How to open and run a bar in Spain | DavidJackson.info


----------



## xabiaxica (Jun 23, 2009)

Pesky Wesky said:


> How not to do it!!
> How to open and run a bar in Spain | DavidJackson.info


this is my favourite bit atm




> Just got a load of plastic tables and chairs off a beer rep! Lovely. I’m going to put them out on the pavement where people have to walk around them. That’ll get their attention!
> [later]
> Hello, it’s Mr _Policía Local_ again. What? Public nuisance? Can’t put them there? Need to get a permit to use the pavement? Never heard of such a thing. What? Got to pay a tax? *******s. Wouldn’t do that, etc, etc. It’s that swine from Bar Fred who tipped them off, I reckon. Just because I do Bingo same time as him, so we have to split the customers instead of doing it on alternate days.
> ​


​
for years bars here have put tables on pavements & in parking spaces - tacitly allowed by the ayto - they would be fined on a fairly regular basis but it was cheaper than getting a licence

of course, those who had legit terraces on private land or paid for licences were not happy

the new administration started to clamp down on it a year or so back in discussion with traders associations - initially saying licences would be issued quickly & at a reasonable cost, and that in certain areas where space permitted, bars could have tables on the street without a licence as long as they stayed within the allowed area

of course - this was all largely ignored so the local govt issued a deadline of 1st May for all unlicensed tables etc to be removed (it applies to shops with goods or advertising boards blocking the pavements too) .... & of course the majority ignored it....

so the police came along with lorries & removed the lot....

​


----------



## gus-lopez (Jan 4, 2010)

Some of the comments are hilarious! Especially the one from 'Carole' , followed by his reply.
:rofl:


----------



## thrax (Nov 13, 2008)

gus-lopez said:


> Some of the comments are hilarious! Especially the one from 'Carole' , followed by his reply.
> :rofl:


Yes that was my favourite comment. Hysterical...


----------



## David1979 (Feb 15, 2013)

I seriously don't see the infatuation with opening a bar. Long hours, drunken British tourists etc.

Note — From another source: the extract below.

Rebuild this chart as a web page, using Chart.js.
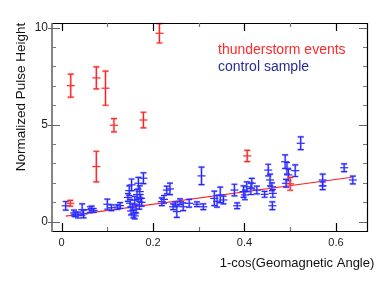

Doesn't sound like much of a dream to me!


----------



## jimenato (Nov 21, 2009)

We had a bar restaurant for a couple of years and quite enjoyed it and we didn't lose that much money. Incidentally the only drunken people (three) who had to be ejected in those two years were all Spanish.


----------



## David1979 (Feb 15, 2013)

jimenato said:


> We had a bar restaurant for a couple of years and quite enjoyed it and we didn't lose that much money.


Did you actually make money though?


----------



## jimenato (Nov 21, 2009)

David1979 said:


> Did you actually make money though?


We existed. We were no better nor worse off after two years and it was very hard work. I'm glad we did it. I know of several non-Spanish who run bars successfully - and many unsuccessfully of course.


----------



## jimenato (Nov 21, 2009)

I wouldn't advise anyone to do it but one way of avoiding some of the pitfalls is to do what we did. We knew the bar and were regular (too regular!) customers for 5 years before we considered it. 

We did it partly to see if we could make a go of it and partly to keep it open - we didn't want to see it closed. It has now been taken over by another non-Spanish couple and is doing well. 

It is in a very particular and special location.

So those are my two recommendations - Location and lots of prior knowledge.


----------



## gus-lopez (Jan 4, 2010)

David1979 said:


> Did you actually make money though?


When he took it over he had an Ocean going yacht !


----------



## jimenato (Nov 21, 2009)

gus-lopez said:


> When he took it over he had an Ocean going yacht !


LOL. Actually I sold it a couple of years previously. Now if you really want to lose a lot of money - buy an ocean-going yacht.


----------



## Pesky Wesky (May 10, 2009)

Pesky Wesky said:


> How not to do it!!
> How to open and run a bar in Spain | DavidJackson.info


And maybe this is the way it should be done.
Un bar típico bar en España





We had a local caff when I was a student which was The Golden Spur WSM High Street, and Pub was the Brit (Britannia). 
Good old days!


----------



## jimenato (Nov 21, 2009)

Pesky Wesky said:


> And maybe this is the way it should be done.
> Un bar típico bar en España
> Mi bar de toda la vida - #Benditosbares - YouTube
> 
> ...


Do you remember Maximillian's and the Three Queens?


----------



## 213979 (Apr 11, 2013)

That's a sweet ad. There's a bar in Santander that I feel is just like that one. The mother and son who run the bar couldn't be sweeter; the mom walked us to a restaurant one night when we asked them for a recommendation about where to have dinner. These are people who we only interact with every now and then to have a coffee, and they bend over backwards to be kind to us. 

_Benditos bares,_ indeed.


----------